Written problem.
Reproduce every line of the listing as written, apart from the pictures.

Material.
_____
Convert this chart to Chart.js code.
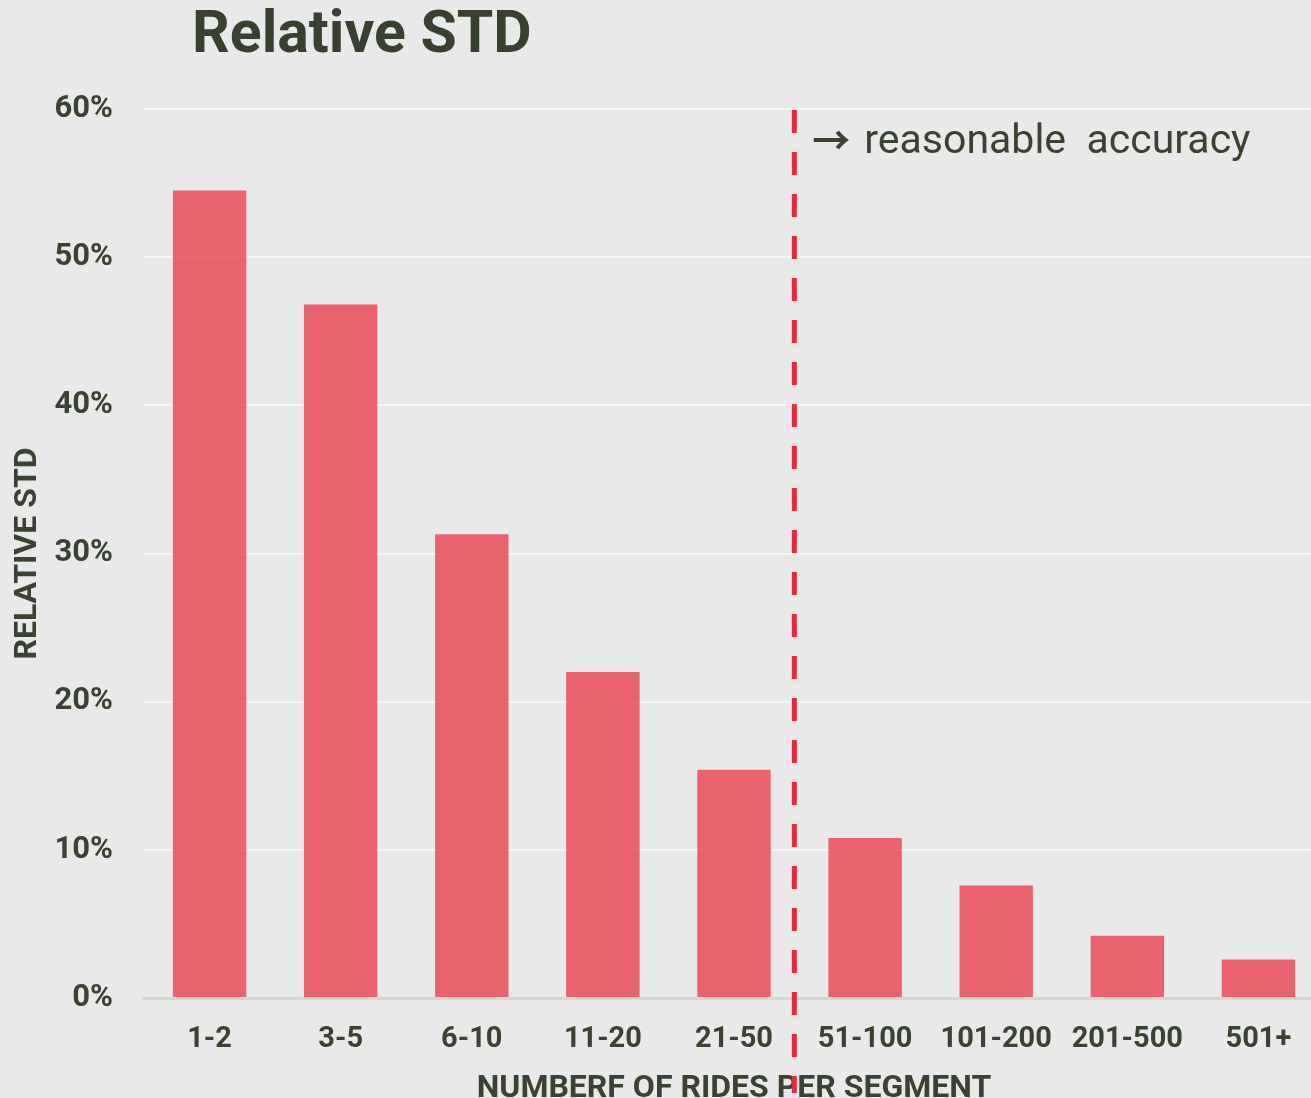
<!DOCTYPE html>
<html>
<head>
<meta charset="utf-8">
<script src="https://cdn.jsdelivr.net/npm/chart.js@4.4.1/dist/chart.umd.min.js"></script>
<style>
  html, body { margin: 0; padding: 0; background: #e9e9e9; overflow: hidden; }
  #wrap { width: 1324px; height: 1108px; }
</style>
</head>
<body>
<div id="wrap"><canvas id="myChart" width="1324" height="1108"></canvas></div>
<script>
// data
var categories = ['1-2', '3-5', '6-10', '11-20', '21-50', '51-100', '101-200', '201-500', '501+'];
var relativeStd = [54.5, 46.8, 31.3, 22.0, 15.4, 10.8, 7.6, 4.2, 2.6];
var yTicks = [0, 10, 20, 30, 40, 50, 60];
var thresholdPosition = 4.46; // between 21-50 and 51-100
var chartTitle = 'Relative STD';
var noteArrow = '\u2192';
var noteText = 'reasonable  accuracy';

var textColor = '#3a4232';

var overlay = {
    id: 'overlay',
    afterDraw: function(chart) {
        var c = chart.ctx;
        var x = chart.scales.x;
        var area = chart.chartArea;
        var lx = x.getPixelForValue(thresholdPosition);
        c.save();
        // dashed threshold
        c.strokeStyle = '#e8283c';
        c.lineWidth = 5;
        c.setLineDash([23, 19]);
        c.beginPath();
        c.moveTo(lx, area.top + 1);
        c.lineTo(lx, area.bottom + 95);
        c.stroke();
        c.setLineDash([]);
        // note
        c.fillStyle = textColor;
        c.textBaseline = 'alphabetic';
        c.textAlign = 'left';
        c.font = 'bold 38px "Noto Sans CJK JP"';
        c.fillText(noteArrow, lx + 18, area.top + 45);
        c.font = '41px Roboto';
        c.fillText(noteText, lx + 70, area.top + 44);
        // title
        c.font = 'bold 59px Roboto';
        c.fillStyle = '#38412f';
        c.fillText(chartTitle, 192, 52);
        c.restore();
    }
};

var ctx = document.getElementById('myChart').getContext('2d');
var chart = new Chart(ctx, {
    type: 'bar',
    data: {
        labels: categories,
        datasets: [{
            label: 'Relative STD',
            data: relativeStd,
            backgroundColor: 'rgba(232, 42, 57, 0.7)',
            borderWidth: 0,
            barPercentage: 0.56,
            categoryPercentage: 1
        }]
    },
    options: {
        responsive: false,
        animation: false,
        layout: { padding: { top: 109, left: 0, right: 0, bottom: 0 } },
        plugins: {
            legend: { display: false },
            tooltip: { enabled: false }
        },
        scales: {
            x: {
                grid: { display: false, drawTicks: false },
                border: { color: '#d3dac9', width: 3 },
                ticks: {
                    color: textColor,
                    font: { family: 'Roboto', size: 29, weight: 'bold' },
                    padding: 24,
                    maxRotation: 0,
                    autoSkip: false
                },
                title: {
                    display: true,
                    text: 'NUMBERF OF RIDES PER SEGMENT',
                    color: textColor,
                    font: { family: 'Roboto', size: 32, weight: 'bold' },
                    padding: { top: 0, bottom: 0 }
                },
                afterFit: function(scale) { scale.height = 110; }
            },
            y: {
                min: 0,
                max: 60,
                afterBuildTicks: function(scale) {
                    scale.ticks = yTicks.map(function(v) { return { value: v }; });
                },
                grid: { color: '#f6f6f6', lineWidth: 2, drawTicks: false },
                border: { display: false },
                ticks: {
                    color: textColor,
                    font: { family: 'Roboto', size: 31, weight: 'bold' },
                    padding: 31,
                    callback: function(v) { return v + '%'; }
                },
                title: {
                    display: true,
                    text: 'RELATIVE STD',
                    color: textColor,
                    font: { family: 'Roboto', size: 32, weight: 'bold' },
                    padding: { top: 9, bottom: 0 }
                },
                afterFit: function(scale) { scale.width = 144; }
            }
        }
    },
    plugins: [overlay]
});
</script>
</body>
</html>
_____
Full response.
Convert this chart to Chart.js code.
<!DOCTYPE html>
<html>
<head>
<meta charset="utf-8">
<script src="https://cdn.jsdelivr.net/npm/chart.js@4.4.1/dist/chart.umd.min.js"></script>
<style>
  html, body { margin: 0; padding: 0; background: #e9e9e9; overflow: hidden; }
  #wrap { width: 1324px; height: 1108px; }
</style>
</head>
<body>
<div id="wrap"><canvas id="myChart" width="1324" height="1108"></canvas></div>
<script>
// data
var categories = ['1-2', '3-5', '6-10', '11-20', '21-50', '51-100', '101-200', '201-500', '501+'];
var relativeStd = [54.5, 46.8, 31.3, 22.0, 15.4, 10.8, 7.6, 4.2, 2.6];
var yTicks = [0, 10, 20, 30, 40, 50, 60];
var thresholdPosition = 4.46; // between 21-50 and 51-100
var chartTitle = 'Relative STD';
var noteArrow = '\u2192';
var noteText = 'reasonable  accuracy';

var textColor = '#3a4232';

var overlay = {
    id: 'overlay',
    afterDraw: function(chart) {
        var c = chart.ctx;
        var x = chart.scales.x;
        var area = chart.chartArea;
        var lx = x.getPixelForValue(thresholdPosition);
        c.save();
        // dashed threshold
        c.strokeStyle = '#e8283c';
        c.lineWidth = 5;
        c.setLineDash([23, 19]);
        c.beginPath();
        c.moveTo(lx, area.top + 1);
        c.lineTo(lx, area.bottom + 95);
        c.stroke();
        c.setLineDash([]);
        // note
        c.fillStyle = textColor;
        c.textBaseline = 'alphabetic';
        c.textAlign = 'left';
        c.font = 'bold 38px "Noto Sans CJK JP"';
        c.fillText(noteArrow, lx + 18, area.top + 45);
        c.font = '41px Roboto';
        c.fillText(noteText, lx + 70, area.top + 44);
        // title
        c.font = 'bold 59px Roboto';
        c.fillStyle = '#38412f';
        c.fillText(chartTitle, 192, 52);
        c.restore();
    }
};

var ctx = document.getElementById('myChart').getContext('2d');
var chart = new Chart(ctx, {
    type: 'bar',
    data: {
        labels: categories,
        datasets: [{
            label: 'Relative STD',
            data: relativeStd,
            backgroundColor: 'rgba(232, 42, 57, 0.7)',
            borderWidth: 0,
            barPercentage: 0.56,
            categoryPercentage: 1
        }]
    },
    options: {
        responsive: false,
        animation: false,
        layout: { padding: { top: 109, left: 0, right: 0, bottom: 0 } },
        plugins: {
            legend: { display: false },
            tooltip: { enabled: false }
        },
        scales: {
            x: {
                grid: { display: false, drawTicks: false },
                border: { color: '#d3dac9', width: 3 },
                ticks: {
                    color: textColor,
                    font: { family: 'Roboto', size: 29, weight: 'bold' },
                    padding: 24,
                    maxRotation: 0,
                    autoSkip: false
                },
                title: {
                    display: true,
                    text: 'NUMBERF OF RIDES PER SEGMENT',
                    color: textColor,
                    font: { family: 'Roboto', size: 32, weight: 'bold' },
                    padding: { top: 0, bottom: 0 }
                },
                afterFit: function(scale) { scale.height = 110; }
            },
            y: {
                min: 0,
                max: 60,
                afterBuildTicks: function(scale) {
                    scale.ticks = yTicks.map(function(v) { return { value: v }; });
                },
                grid: { color: '#f6f6f6', lineWidth: 2, drawTicks: false },
                border: { display: false },
                ticks: {
                    color: textColor,
                    font: { family: 'Roboto', size: 31, weight: 'bold' },
                    padding: 31,
                    callback: function(v) { return v + '%'; }
                },
                title: {
                    display: true,
                    text: 'RELATIVE STD',
                    color: textColor,
                    font: { family: 'Roboto', size: 32, weight: 'bold' },
                    padding: { top: 9, bottom: 0 }
                },
                afterFit: function(scale) { scale.width = 144; }
            }
        }
    },
    plugins: [overlay]
});
</script>
</body>
</html>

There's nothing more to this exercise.